= PROVIDED ENTRIES =
>> start

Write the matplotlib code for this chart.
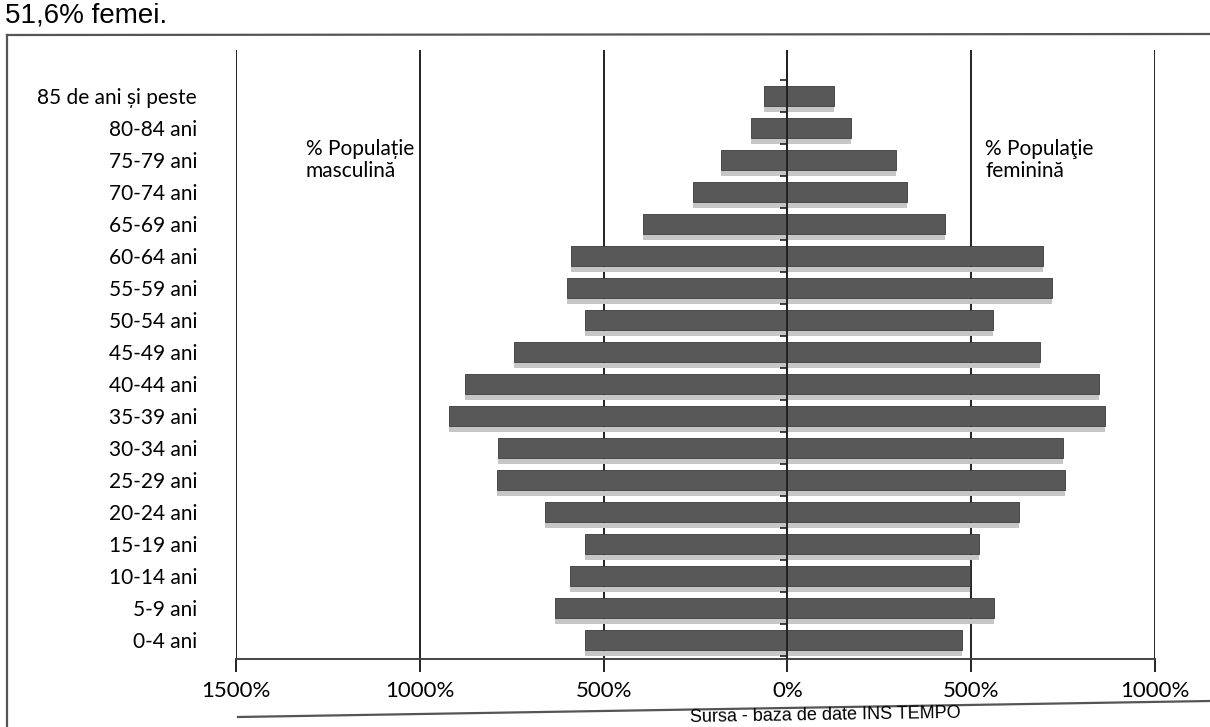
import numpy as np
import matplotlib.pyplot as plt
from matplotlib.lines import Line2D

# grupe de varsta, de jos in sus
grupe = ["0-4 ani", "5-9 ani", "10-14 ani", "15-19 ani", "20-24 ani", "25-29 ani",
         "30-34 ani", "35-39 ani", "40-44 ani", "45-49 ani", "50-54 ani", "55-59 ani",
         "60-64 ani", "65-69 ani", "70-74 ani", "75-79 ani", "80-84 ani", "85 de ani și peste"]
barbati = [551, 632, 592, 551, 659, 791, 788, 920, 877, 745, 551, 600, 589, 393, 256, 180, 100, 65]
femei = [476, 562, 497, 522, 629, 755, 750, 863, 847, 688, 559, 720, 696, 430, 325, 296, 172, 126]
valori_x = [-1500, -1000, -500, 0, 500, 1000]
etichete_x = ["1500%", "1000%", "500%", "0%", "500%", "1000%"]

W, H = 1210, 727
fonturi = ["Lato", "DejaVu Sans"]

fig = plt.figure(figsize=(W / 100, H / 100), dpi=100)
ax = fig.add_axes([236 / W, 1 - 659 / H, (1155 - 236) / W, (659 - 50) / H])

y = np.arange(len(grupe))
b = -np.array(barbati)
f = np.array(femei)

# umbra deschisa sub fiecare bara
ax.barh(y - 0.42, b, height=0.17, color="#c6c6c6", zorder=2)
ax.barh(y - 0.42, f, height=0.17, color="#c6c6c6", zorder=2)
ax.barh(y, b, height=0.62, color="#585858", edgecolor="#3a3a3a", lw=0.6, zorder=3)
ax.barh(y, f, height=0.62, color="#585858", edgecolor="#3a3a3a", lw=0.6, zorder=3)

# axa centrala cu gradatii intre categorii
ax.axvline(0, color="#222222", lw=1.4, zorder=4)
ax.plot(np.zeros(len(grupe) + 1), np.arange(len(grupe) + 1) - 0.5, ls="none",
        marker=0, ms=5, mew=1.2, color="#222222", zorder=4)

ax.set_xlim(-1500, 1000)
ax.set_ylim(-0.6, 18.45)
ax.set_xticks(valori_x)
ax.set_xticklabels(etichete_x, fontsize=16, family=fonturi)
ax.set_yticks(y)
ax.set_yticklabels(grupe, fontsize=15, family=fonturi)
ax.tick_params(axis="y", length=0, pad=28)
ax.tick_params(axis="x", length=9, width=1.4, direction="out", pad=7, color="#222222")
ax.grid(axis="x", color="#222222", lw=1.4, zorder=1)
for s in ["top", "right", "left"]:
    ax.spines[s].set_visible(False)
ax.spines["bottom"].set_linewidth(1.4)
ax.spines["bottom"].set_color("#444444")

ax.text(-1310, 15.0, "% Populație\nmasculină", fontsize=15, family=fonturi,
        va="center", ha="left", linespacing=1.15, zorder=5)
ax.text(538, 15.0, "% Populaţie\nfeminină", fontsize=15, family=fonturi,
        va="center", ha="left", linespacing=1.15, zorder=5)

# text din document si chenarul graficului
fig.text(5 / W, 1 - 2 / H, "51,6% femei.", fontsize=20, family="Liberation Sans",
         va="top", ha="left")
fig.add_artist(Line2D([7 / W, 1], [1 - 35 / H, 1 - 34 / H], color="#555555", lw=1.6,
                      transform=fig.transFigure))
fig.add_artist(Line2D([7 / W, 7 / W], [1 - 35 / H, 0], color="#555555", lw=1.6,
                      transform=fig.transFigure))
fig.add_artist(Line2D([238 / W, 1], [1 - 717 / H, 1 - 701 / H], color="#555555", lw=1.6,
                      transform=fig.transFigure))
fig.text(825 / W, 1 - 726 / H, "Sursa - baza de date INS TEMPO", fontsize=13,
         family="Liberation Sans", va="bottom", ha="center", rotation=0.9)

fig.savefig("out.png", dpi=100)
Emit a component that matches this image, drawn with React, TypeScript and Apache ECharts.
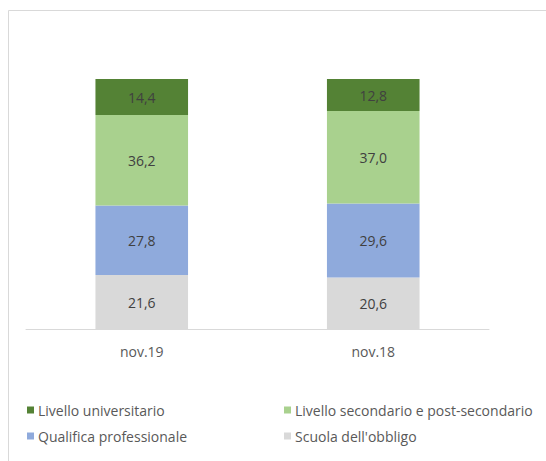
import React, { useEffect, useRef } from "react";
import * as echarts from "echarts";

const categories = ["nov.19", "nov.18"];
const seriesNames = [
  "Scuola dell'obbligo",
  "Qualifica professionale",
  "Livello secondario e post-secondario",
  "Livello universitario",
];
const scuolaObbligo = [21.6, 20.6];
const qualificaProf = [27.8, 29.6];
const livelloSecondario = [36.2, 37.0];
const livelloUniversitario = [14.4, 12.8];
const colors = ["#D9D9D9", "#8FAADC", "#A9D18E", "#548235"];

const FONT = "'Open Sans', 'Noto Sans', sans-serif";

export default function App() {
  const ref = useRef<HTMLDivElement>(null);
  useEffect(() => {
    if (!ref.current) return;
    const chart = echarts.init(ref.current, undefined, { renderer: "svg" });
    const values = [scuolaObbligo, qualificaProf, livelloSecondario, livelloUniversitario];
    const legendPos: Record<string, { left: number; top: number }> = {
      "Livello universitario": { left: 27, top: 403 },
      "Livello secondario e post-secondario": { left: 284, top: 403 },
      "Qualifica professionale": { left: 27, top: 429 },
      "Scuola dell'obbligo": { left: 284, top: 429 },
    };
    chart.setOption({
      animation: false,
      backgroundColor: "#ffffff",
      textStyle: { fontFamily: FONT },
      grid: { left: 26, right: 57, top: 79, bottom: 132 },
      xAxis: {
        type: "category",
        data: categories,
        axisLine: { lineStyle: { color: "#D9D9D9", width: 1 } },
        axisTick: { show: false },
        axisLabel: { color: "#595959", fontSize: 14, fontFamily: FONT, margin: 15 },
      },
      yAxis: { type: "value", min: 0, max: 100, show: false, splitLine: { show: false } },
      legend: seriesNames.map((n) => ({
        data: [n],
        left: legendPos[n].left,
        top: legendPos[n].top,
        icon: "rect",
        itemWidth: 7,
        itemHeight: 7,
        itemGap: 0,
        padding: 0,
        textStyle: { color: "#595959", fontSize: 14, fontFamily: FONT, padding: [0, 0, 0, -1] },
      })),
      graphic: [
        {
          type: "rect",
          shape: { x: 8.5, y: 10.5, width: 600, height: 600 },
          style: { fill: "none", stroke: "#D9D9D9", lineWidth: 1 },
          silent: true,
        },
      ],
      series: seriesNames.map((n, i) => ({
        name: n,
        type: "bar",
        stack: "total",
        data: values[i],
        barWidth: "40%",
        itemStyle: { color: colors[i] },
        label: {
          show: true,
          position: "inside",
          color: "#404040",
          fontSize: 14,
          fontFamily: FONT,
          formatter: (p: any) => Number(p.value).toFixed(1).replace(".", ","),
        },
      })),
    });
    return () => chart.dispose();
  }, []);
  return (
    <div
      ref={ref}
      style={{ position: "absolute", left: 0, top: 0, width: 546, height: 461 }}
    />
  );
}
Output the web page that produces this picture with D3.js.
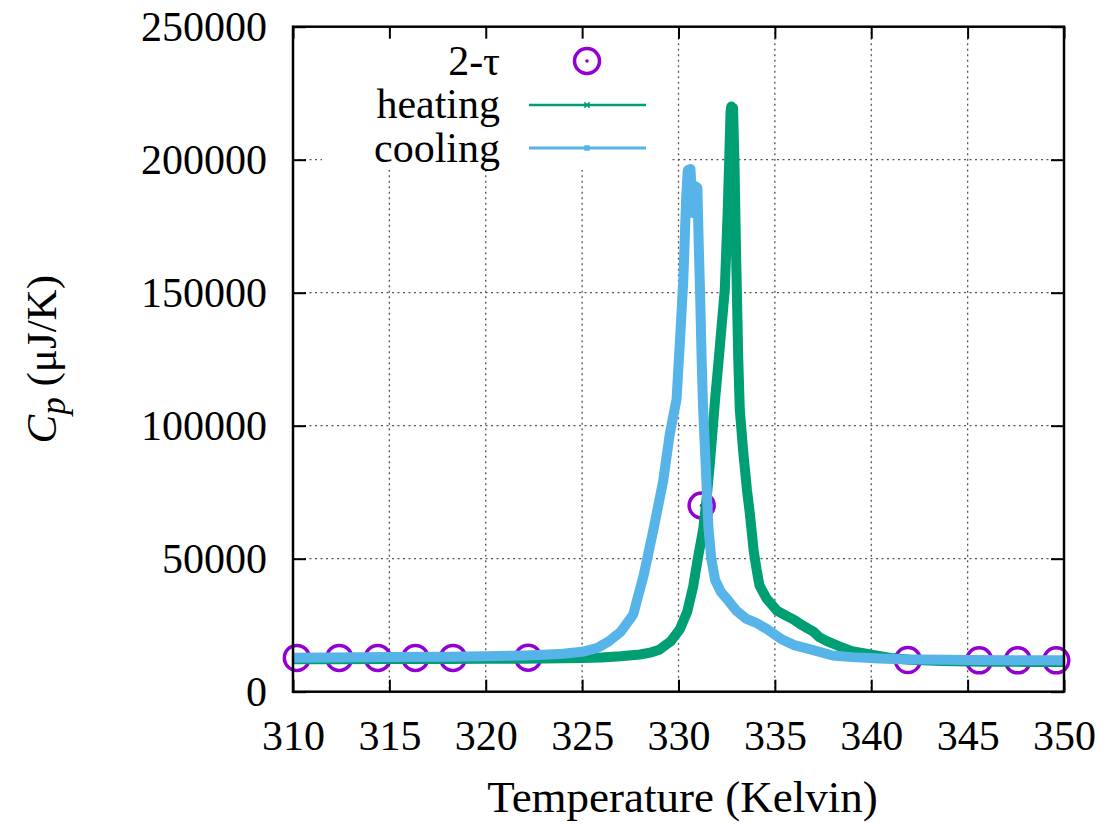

>> end

= PROBLEM TO SOLVE =
Word for word, quote the full listing, omitting every picture.

= RIGHT ANSWER =
Write the matplotlib code for this chart.
import numpy as np
import matplotlib.pyplot as plt
from matplotlib.lines import Line2D

# grupe de varsta, de jos in sus
grupe = ["0-4 ani", "5-9 ani", "10-14 ani", "15-19 ani", "20-24 ani", "25-29 ani",
         "30-34 ani", "35-39 ani", "40-44 ani", "45-49 ani", "50-54 ani", "55-59 ani",
         "60-64 ani", "65-69 ani", "70-74 ani", "75-79 ani", "80-84 ani", "85 de ani și peste"]
barbati = [551, 632, 592, 551, 659, 791, 788, 920, 877, 745, 551, 600, 589, 393, 256, 180, 100, 65]
femei = [476, 562, 497, 522, 629, 755, 750, 863, 847, 688, 559, 720, 696, 430, 325, 296, 172, 126]
valori_x = [-1500, -1000, -500, 0, 500, 1000]
etichete_x = ["1500%", "1000%", "500%", "0%", "500%", "1000%"]

W, H = 1210, 727
fonturi = ["Lato", "DejaVu Sans"]

fig = plt.figure(figsize=(W / 100, H / 100), dpi=100)
ax = fig.add_axes([236 / W, 1 - 659 / H, (1155 - 236) / W, (659 - 50) / H])

y = np.arange(len(grupe))
b = -np.array(barbati)
f = np.array(femei)

# umbra deschisa sub fiecare bara
ax.barh(y - 0.42, b, height=0.17, color="#c6c6c6", zorder=2)
ax.barh(y - 0.42, f, height=0.17, color="#c6c6c6", zorder=2)
ax.barh(y, b, height=0.62, color="#585858", edgecolor="#3a3a3a", lw=0.6, zorder=3)
ax.barh(y, f, height=0.62, color="#585858", edgecolor="#3a3a3a", lw=0.6, zorder=3)

# axa centrala cu gradatii intre categorii
ax.axvline(0, color="#222222", lw=1.4, zorder=4)
ax.plot(np.zeros(len(grupe) + 1), np.arange(len(grupe) + 1) - 0.5, ls="none",
        marker=0, ms=5, mew=1.2, color="#222222", zorder=4)

ax.set_xlim(-1500, 1000)
ax.set_ylim(-0.6, 18.45)
ax.set_xticks(valori_x)
ax.set_xticklabels(etichete_x, fontsize=16, family=fonturi)
ax.set_yticks(y)
ax.set_yticklabels(grupe, fontsize=15, family=fonturi)
ax.tick_params(axis="y", length=0, pad=28)
ax.tick_params(axis="x", length=9, width=1.4, direction="out", pad=7, color="#222222")
ax.grid(axis="x", color="#222222", lw=1.4, zorder=1)
for s in ["top", "right", "left"]:
    ax.spines[s].set_visible(False)
ax.spines["bottom"].set_linewidth(1.4)
ax.spines["bottom"].set_color("#444444")

ax.text(-1310, 15.0, "% Populație\nmasculină", fontsize=15, family=fonturi,
        va="center", ha="left", linespacing=1.15, zorder=5)
ax.text(538, 15.0, "% Populaţie\nfeminină", fontsize=15, family=fonturi,
        va="center", ha="left", linespacing=1.15, zorder=5)

# text din document si chenarul graficului
fig.text(5 / W, 1 - 2 / H, "51,6% femei.", fontsize=20, family="Liberation Sans",
         va="top", ha="left")
fig.add_artist(Line2D([7 / W, 1], [1 - 35 / H, 1 - 34 / H], color="#555555", lw=1.6,
                      transform=fig.transFigure))
fig.add_artist(Line2D([7 / W, 7 / W], [1 - 35 / H, 0], color="#555555", lw=1.6,
                      transform=fig.transFigure))
fig.add_artist(Line2D([238 / W, 1], [1 - 717 / H, 1 - 701 / H], color="#555555", lw=1.6,
                      transform=fig.transFigure))
fig.text(825 / W, 1 - 726 / H, "Sursa - baza de date INS TEMPO", fontsize=13,
         family="Liberation Sans", va="bottom", ha="center", rotation=0.9)

fig.savefig("out.png", dpi=100)
Emit a component that matches this image, drawn with React, TypeScript and Apache ECharts.
import React, { useEffect, useRef } from "react";
import * as echarts from "echarts";

const categories = ["nov.19", "nov.18"];
const seriesNames = [
  "Scuola dell'obbligo",
  "Qualifica professionale",
  "Livello secondario e post-secondario",
  "Livello universitario",
];
const scuolaObbligo = [21.6, 20.6];
const qualificaProf = [27.8, 29.6];
const livelloSecondario = [36.2, 37.0];
const livelloUniversitario = [14.4, 12.8];
const colors = ["#D9D9D9", "#8FAADC", "#A9D18E", "#548235"];

const FONT = "'Open Sans', 'Noto Sans', sans-serif";

export default function App() {
  const ref = useRef<HTMLDivElement>(null);
  useEffect(() => {
    if (!ref.current) return;
    const chart = echarts.init(ref.current, undefined, { renderer: "svg" });
    const values = [scuolaObbligo, qualificaProf, livelloSecondario, livelloUniversitario];
    const legendPos: Record<string, { left: number; top: number }> = {
      "Livello universitario": { left: 27, top: 403 },
      "Livello secondario e post-secondario": { left: 284, top: 403 },
      "Qualifica professionale": { left: 27, top: 429 },
      "Scuola dell'obbligo": { left: 284, top: 429 },
    };
    chart.setOption({
      animation: false,
      backgroundColor: "#ffffff",
      textStyle: { fontFamily: FONT },
      grid: { left: 26, right: 57, top: 79, bottom: 132 },
      xAxis: {
        type: "category",
        data: categories,
        axisLine: { lineStyle: { color: "#D9D9D9", width: 1 } },
        axisTick: { show: false },
        axisLabel: { color: "#595959", fontSize: 14, fontFamily: FONT, margin: 15 },
      },
      yAxis: { type: "value", min: 0, max: 100, show: false, splitLine: { show: false } },
      legend: seriesNames.map((n) => ({
        data: [n],
        left: legendPos[n].left,
        top: legendPos[n].top,
        icon: "rect",
        itemWidth: 7,
        itemHeight: 7,
        itemGap: 0,
        padding: 0,
        textStyle: { color: "#595959", fontSize: 14, fontFamily: FONT, padding: [0, 0, 0, -1] },
      })),
      graphic: [
        {
          type: "rect",
          shape: { x: 8.5, y: 10.5, width: 600, height: 600 },
          style: { fill: "none", stroke: "#D9D9D9", lineWidth: 1 },
          silent: true,
        },
      ],
      series: seriesNames.map((n, i) => ({
        name: n,
        type: "bar",
        stack: "total",
        data: values[i],
        barWidth: "40%",
        itemStyle: { color: colors[i] },
        label: {
          show: true,
          position: "inside",
          color: "#404040",
          fontSize: 14,
          fontFamily: FONT,
          formatter: (p: any) => Number(p.value).toFixed(1).replace(".", ","),
        },
      })),
    });
    return () => chart.dispose();
  }, []);
  return (
    <div
      ref={ref}
      style={{ position: "absolute", left: 0, top: 0, width: 546, height: 461 }}
    />
  );
}
Output the web page that produces this picture with D3.js.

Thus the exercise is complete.